Addressing the debate of the implicational scale, Alderson & Lukmani (1989) found no implicational relationship between testees’ performance and the level of question under study, and thus questioned the existence of the implicational scale among skills. Matthews (1990), on the other hand, believed that there was an implicational scale involved in the hierarchy of reading skills, yet indicated that it would probably be easier for readers to reach global understanding (a higher-order skill) than the local one because there was more redundant information for readers to get the gist. Therefore, in the current study, whether an implicational relationship between question type and item difficulty can be found become one of the research topic to be explored.

Within the context of ESL reading, Costin (1986) surveyed the kinds and purposes of reading assignments, the levels of cognitive processes related to reading assignments, and the cognitive abilities of weak students in the in ESL remedial program judged by their first-year subject teachers at Hong Kong Baptist College.

Results showed that around 21% of students were regarded as weak with lacking the four mostly needed cognitive processing skills: knowledge, comprehension,

application, and analysis. Moreover, in comparing the syllabus of the past ESL

remedial reading programs with those required cognitive skills, it was found that only

the skills of knowledge and comprehension were emphasized.
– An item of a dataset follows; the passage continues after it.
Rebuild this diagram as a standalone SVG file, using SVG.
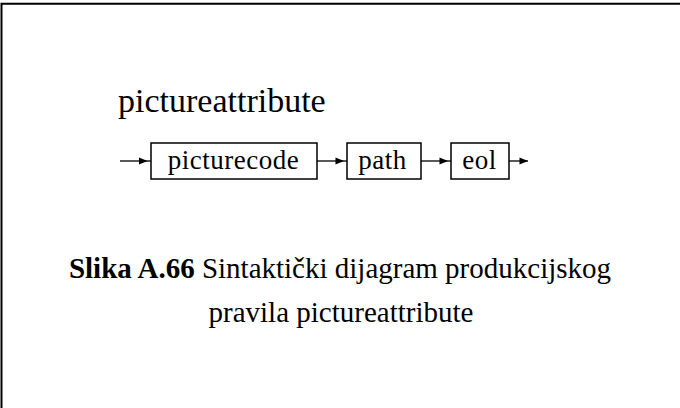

It is suggested that

English language teachers could reinforce the essential cognitive skills in reading

(34)

programs by means of cognitively oriented approaches such as using schema theory with an interactive model or training cognitive skills by questioning.

Currently in the educational setting in Taiwan, the Revised Bloom’s Taxonomy was used in evaluating the Grade 1-9 curriculum (Lee, 2004; Wu, et al., 2005). Lee (2004) demonstrated the use of the revised Taxonomy by identifying the knowledge and the cognitive process operationalized in the objectives in the Grade 1-9

curriculum across subjects and illustrated how accompanying exercises in textbooks could be used to assess learners’ cognitive processes in all six levels. The revised Taxonomy was also applied to BCT (Basic Competence Test for Junior High School Students) test analysis. However, the report was not available for circulation.

Wu, Fu, and Lin (2005) examined the English subject objectives in the Grade 1-9 curriculum. Results showed that from the knowledge dimension, we emphasized from factual knowledge, procedural knowledge, to conceptual knowledge, yet

metacognitive knowledge could hardly be found; while from cognitive process dimension, most of the objectives lay in Apply, Understand, and Remember levels, whereas objectives of the ability to analyze, evaluate, and create were relatively few.

These analyses provide us references for setting or revising our teaching or

curriculum objectives in the future. Correspondingly, Bloom’s Taxonomy can be used in test analysis to provide information of the adequacy or effectiveness of a test, which further provides direction for test design and English reading instruction.

In testing area, the Taxonomy has been widely used to analyze test items in

mathematics, nursing, computer science, or social work education as shown in the

reviews above, and numerous studies demonstrated the validity and practicality of its

application in assessment. Notwithstanding, in the ESL reading context, merely

limited research can be found, and nearly none in the SAET and DRET reading

comprehension item analysis in Taiwan.